There are wide open spaces between the houses, old barns and fields, undoubtably fertile fields judging by the standing water. It feels like you are out in the country but we just walked here. It was like a dream. We continued north along Saint Joseph which changes names to Van Voorhis and takes you up out of The Flats.

We checked the mileage and we were somewhere near six miles, about ready to begin the return leg. Since we don’t like retracing our steps we headed north on Saint Paul to the lake and walked along the lakeshore, up Zoo Road in the Park and on home.

Greater Knowledge

March 14th, 2018

Paul and Peggi sitting on Veterans Memorial Bridge

Our walk yesterday was interrupted with a visit to the Seneca Park Zoo. That should be a yearly stop for everyone just to keep the lid on our humanity. There is a major expansion going on with red and white concrete trucks rumbling by the the lions’ den. When the new buildings are ready they will tear down the original 1930’s yellow brick building, the one with the sign near the old entrance that reads, “Rochester Zoological Building – To the citizens of Rochester this building is dedicated. May the observation of the denizens of the wild afford pleasure and lead to a greater knowledge of the natural sciences.”

We spent time outdoors with the grey wolves, the lions and sea lions. We watched the tiger pace back and forth and were mesmerized by the elephants trunks. The rhino looks absolutely pre-historic. We were introduced to the exotic Pied Tamarin and Red Rumped Agouti. I felt like a kid again. My family used to come to this park to swim in the public pool but I can’t even remember where that was now. Peggi made some movies of the lemurs. They played a central role in her song, one we performed as Personal Effects, and she is planning to make a video to that song.

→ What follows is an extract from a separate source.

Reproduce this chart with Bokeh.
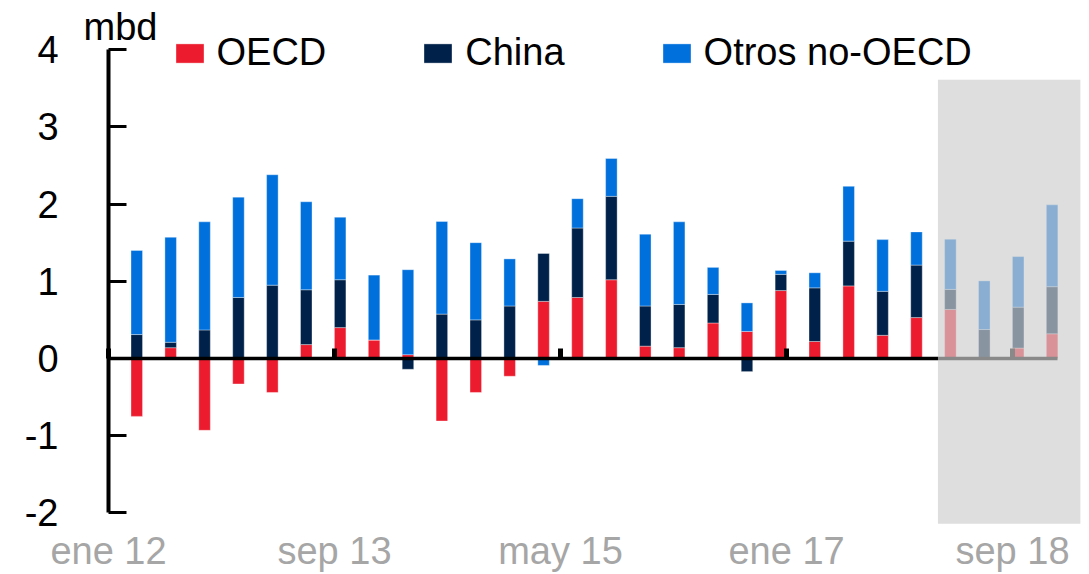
from bokeh.plotting import figure
from bokeh.models import (ColumnDataSource, LinearAxis, FixedTicker, BoxAnnotation,
                          Legend, LegendItem, Label, Range1d)
from bokeh.embed import file_html
from bokeh.resources import INLINE

# ---------------- data (mbd, quarterly, I-2012 ... IV-2018) ----------------
quarters = [f"{q}T{y}" for y in range(2012, 2019) for q in ("I", "II", "III", "IV")]
oecd = [-0.75, 0.14, -0.93, -0.33, -0.44, 0.18, 0.40, 0.24,
        0.05, -0.81, -0.44, -0.23, 0.74, 0.79, 1.02, 0.16,
        0.14, 0.46, 0.35, 0.88, 0.22, 0.94, 0.30, 0.53,
        0.635, 0.00, 0.135, 0.32]
china = [0.31, 0.07, 0.37, 0.79, 0.95, 0.71, 0.62, 0.00,
         -0.14, 0.575, 0.50, 0.68, 0.62, 0.90, 1.08, 0.52,
         0.56, 0.37, -0.17, 0.21, 0.695, 0.58, 0.57, 0.68,
         0.26, 0.375, 0.53, 0.61]
otros = [1.09, 1.36, 1.40, 1.30, 1.43, 1.14, 0.81, 0.84,
         1.10, 1.20, 1.00, 0.61, -0.09, 0.38, 0.49, 0.93,
         1.07, 0.35, 0.37, 0.05, 0.195, 0.71, 0.67, 0.43,
         0.65, 0.63, 0.655, 1.06]
series_names = ["OECD", "China", "Otros no-OECD"]
series_colors = ["#EC1C2E", "#00224A", "#0070DC"]
tick_months = [0, 20, 40, 60, 80]          # months since ene 2012
tick_labels = ["ene 12", "sep 13", "may 15", "ene 17", "sep 18"]
y_ticks = [-2, -1, 0, 1, 2, 3, 4]
y_tick_labels = ["-2", "-1", "0", "1", "2", "3", "4"]
unit_label = "mbd"
n_forecast = 4                              # last quarters shaded (projection)

# ---------------- geometry derived from data ----------------
x = [3 * i + 2.5 for i in range(len(quarters))]   # mid of last month of each quarter
pos = [0.0] * len(x)
neg = [0.0] * len(x)
stacks = []
for vals in (oecd, china, otros):
    bottoms, tops = [], []
    for i, v in enumerate(vals):
        if v >= 0:
            bottoms.append(pos[i]); tops.append(pos[i] + v); pos[i] += v
        else:
            bottoms.append(neg[i]); tops.append(neg[i] + v); neg[i] += v
    stacks.append((bottoms, tops))

FONT = "Liberation Sans"
FS = "38px"

p = figure(width=1089, height=574, output_backend="svg", toolbar_location=None,
           x_range=Range1d(-9.558, 86.81), y_range=Range1d(-2.798, 4.637),
           x_axis_location=None, y_axis_location=None,
           min_border=0)
p.outline_line_color = None
p.xgrid.visible = False
p.ygrid.visible = False
p.background_fill_color = "white"

renderers = []
for (b, t), name, col in zip(stacks, series_names, series_colors):
    src = ColumnDataSource(dict(x=x, bottom=b, top=t))
    r = p.vbar(x="x", bottom="bottom", top="top", width=1.02, source=src,
               fill_color=col, line_color="white", line_alpha=0.35, line_width=1)
    renderers.append(r)

# y axis at x = 0
ya = LinearAxis(fixed_location=0, ticker=FixedTicker(ticks=y_ticks), bounds=(-2, 4))
ya.major_label_overrides = {t: s for t, s in zip(y_ticks, y_tick_labels)}
ya.axis_line_width = 4
ya.axis_line_color = "black"
ya.major_tick_in = 18
ya.major_tick_out = 0
ya.major_tick_line_width = 3
ya.minor_tick_line_color = None
ya.major_label_standoff = 50
ya.major_label_text_font = FONT
ya.major_label_text_font_size = FS
ya.major_label_text_color = "black"
p.add_layout(ya, "left")

# zero line with small upward ticks; date labels hang at the bottom
xa = LinearAxis(fixed_location=0, ticker=FixedTicker(ticks=tick_months),
                bounds=(0, 3 * len(quarters)))
xa.major_label_overrides = {m: lab for m, lab in zip(tick_months, tick_labels)}
xa.axis_line_width = 3.5
xa.axis_line_color = "black"
xa.major_tick_in = 10
xa.major_tick_out = 0
xa.major_tick_line_width = 5
xa.minor_tick_line_color = None
xa.major_label_standoff = 172
xa.major_label_text_font = FONT
xa.major_label_text_font_size = FS
xa.major_label_text_color = "#A6A6A6"
p.add_layout(xa, "below")

# projection shading
first_fc = x[len(x) - n_forecast]
shade = BoxAnnotation(left=first_fc - 1.1, right=x[-1] + 2.5, bottom=-2.14, top=3.61,
                      fill_color="#CDCDCD", fill_alpha=0.667, line_color=None)
p.add_layout(shade)

# unit label
p.add_layout(Label(x=1.06, y=4.30, text=unit_label, text_align="center",
                   text_baseline="alphabetic", text_font=FONT, text_font_size=FS,
                   text_color="black"))

legend = Legend(items=[LegendItem(label=n, renderers=[r]) for n, r in zip(series_names, renderers)],
                orientation="horizontal", location=(171.5, 500))
legend.glyph_width = 35
legend.glyph_height = 24
legend.label_standoff = 10
legend.spacing = 94
legend.padding = 0
legend.margin = 0
legend.border_line_color = None
legend.background_fill_alpha = 0
legend.label_text_font = FONT
legend.label_text_font_size = FS
legend.label_text_color = "black"
p.add_layout(legend)

open("out.html", "w").write(file_html(p, INLINE))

We left the zoo on foot and walked across the walking bridge to Maplewood Park, another Frederick Law Olmsted Park on the west side of the river. Instead of retracing our steps from there we tried walking across the Veterans’ Memorial Bridge at rush hour, a near death experience on the narrow sidewalk with three lanes of cars speeding toward you. I used the timer on my camera to record this shot of us on the other side.

Personal Effects - Love Never Thinks
Personal Effects – Love Never Thinks

Plus Sign

March 13th, 2018

Rusty boat on Summerville Dock in Rochester, New York

Peggi took this photo of a dry-docked boat in Summerville when we were wandering around by the river. We saw one very similar to this in Sausalito when we visited our friends.

Snowflakes are in the air this morning and St. Patty’s, the unofficial first day of Spring, is just around the corner. This is ideal walking weather and the first order of business each day is determining la ruta. We can only walk so far north in this part of the country, something like a mile, but the other three directions are unlimited. The trick is to plot a loop with as little overlap as possible. And the route must be somewhere near ten miles.

We pinpoint our location in Google Maps, add a destination and then use the “plus sign” feature to extend our walk to the appropriate length loop. We were on the high side of ten the last few days and need to keep pushing to prepare for the minimum twenty mile first day’s walk over the Pyrenees into España. I am only hoping the walk across Spain will be as much fun as exploring our nearby neighborhoods has been.

Church And State

March 10th, 2018

Charlotte lighthouse in winter

I’m hoping we’ll pick up an additional tenth of a mile just walking around the house tonight because I really want to see that 13 mile tally on our Moves app.

We got a late start because we had a funeral to go to for our sister in law’s father. It was a patriotically themed event as well it should have been. The man served in all three branches of the military! Flag pins were attached to the red, white and blue programs. A trumpet player played taps while we took our seats and then guns went off outside the Baptist Church in Greece. The hymn was “America the Beautiful,” all four verses. Free Masons, wearing white beanies in the front row, presented white roses to the remains. State Senator Joseph Robach gave the remembrance. And a piano player, a seasoned lounge player, played Leonard Cohen’s Hallelujah and a great version of Frank’s “My Way.”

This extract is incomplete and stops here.